Building Community at Summer Camp
Ten years from now, what will the people who come to your camp remember about their summer experience? Realize that the flashiest multimedia and latest technologies become outdated in no time. Songs and cheers won’t stick in a person’s mind forever. The rules of a new game are quickly forgotten, and the adrenaline rush of an early morning hike or a trip down the zip line soon subsides.
While creative activities, exciting programs and large numbers attract participants, these features alone do not make a summer camp successful. Rather, kids and adults alike will cherish the lasting relationships at camp more than anything else. As a camp director, you have a responsibility to foster a sense of community among the kids, parents and staff who trust your leadership.

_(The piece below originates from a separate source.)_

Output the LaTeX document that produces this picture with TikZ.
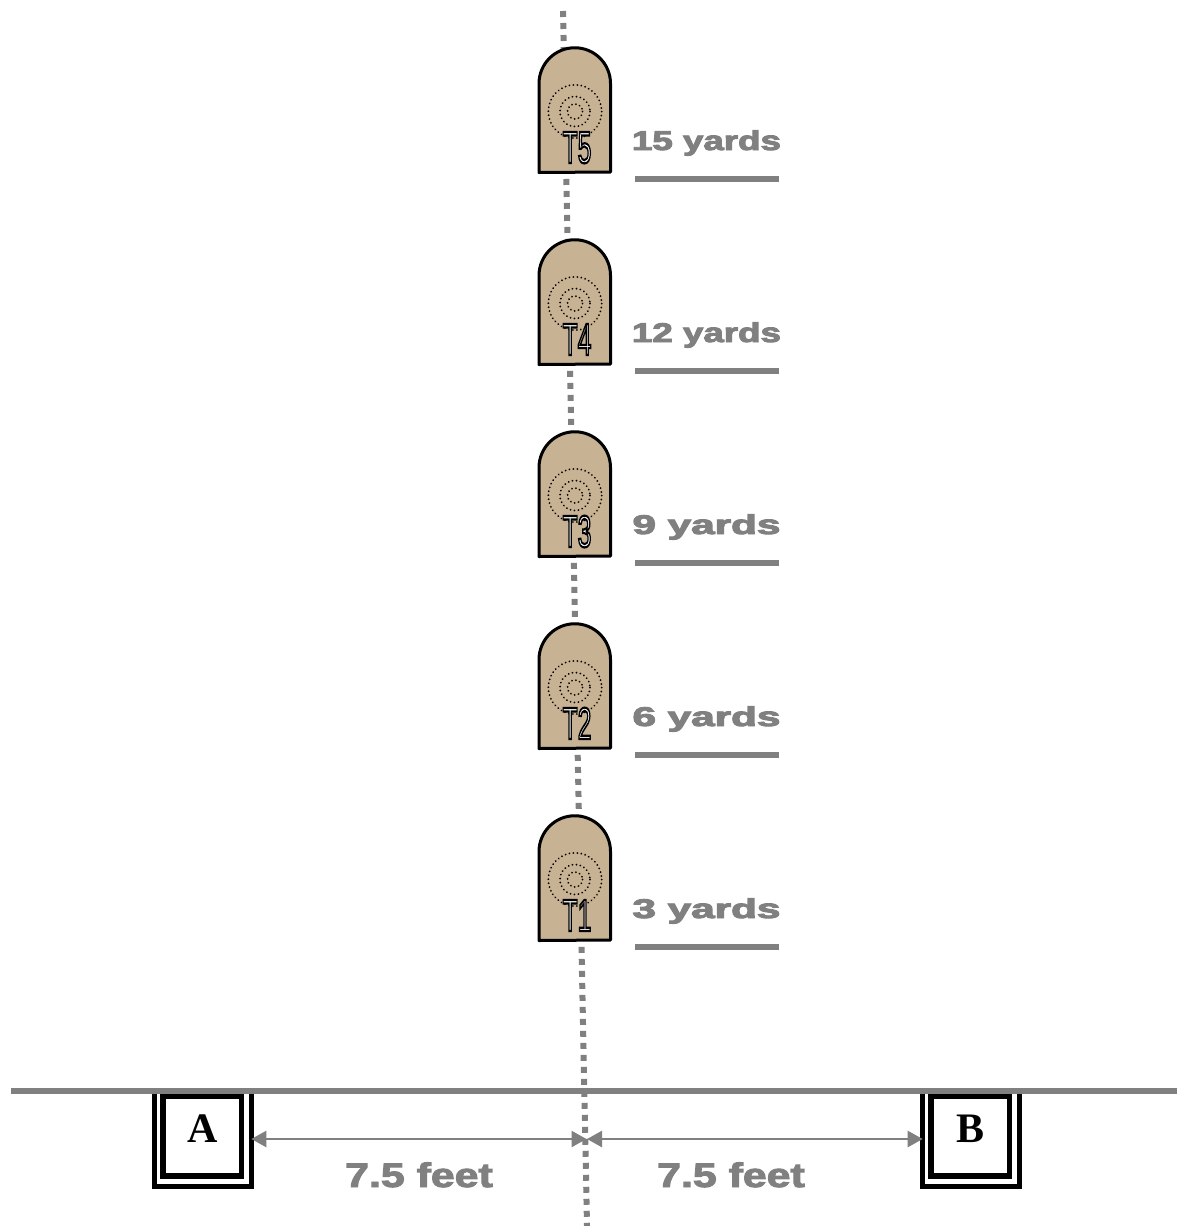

Building a community begins by hiring the right people. Parents are concerned primarily with their own child, and campers may feel anxious about meeting new people, but a great team can focus their attention on the needs of the group. When choosing employees, make sure that everyone from the counselors to the cook possesses the qualities of a team player: reliability, flexibility, cooperation and commitment. Once you have put together a good staff, thorough training can help establish unity among them. If everyone knows his or her duties and the structure of the camp, the summer will run more smoothly and the atmosphere will become more enjoyable. You should also show your employees your appreciation for their hard work and dedication. Satisfied staff will apply year after year.
Staff and campers comprise only a part of the camp community, and a good director will reach out to parents as well. As a leader, you will face all kinds of questions, attitudes and levels of involvement from the parents, both good and bad, but keep in mind that Mom and Dad just want their child to have a safe and fun experience. By building relationships with the parents, you can ensure that everyone leaves happy at the end of the summer. Parents who feel that their needs and concerns have been addressed will sign up their kids again and spread the word about your program, effectively advertising on your behalf.
When a kid arrives at camp for the first time, he or she might fear meeting strangers or participating in certain activities. Counselors, teachers and leaders can bridge that gap by reaching out to shy campers and encouraging old friends to branch out and invite others into their group. The staff should serve as the model of unity for the entire camp, and healthy staff-student relationships form the pillar of the community.
Furthermore, staff should work to establish a hospitable, inclusive atmosphere. Group dynamics like bullying or cliques can poison a community, and your job as a leader requires you to make sure that everyone feels safe and welcome. One of the best parts about summer camp is the lifelong friendships that kids can make, and a warm atmosphere will encourage such relationships.
If you have put in effort to build a sense of unity among the staff, campers and parents, you next need to advertise this fact as a great benefit of your camp. Clarify the mission and values of your program, whether its purpose is to promote community service, bring together people of a certain faith or simply to provide a fun-filled summer. State your objectives clearly in the camp’s promotional materials and underscore the friendly community that campers will experience.
Finally, establishing a strong community will create a network of happy families who have made your camp a part of their annual summer tradition. When the campers grow up, they may support the program and even send their own children back.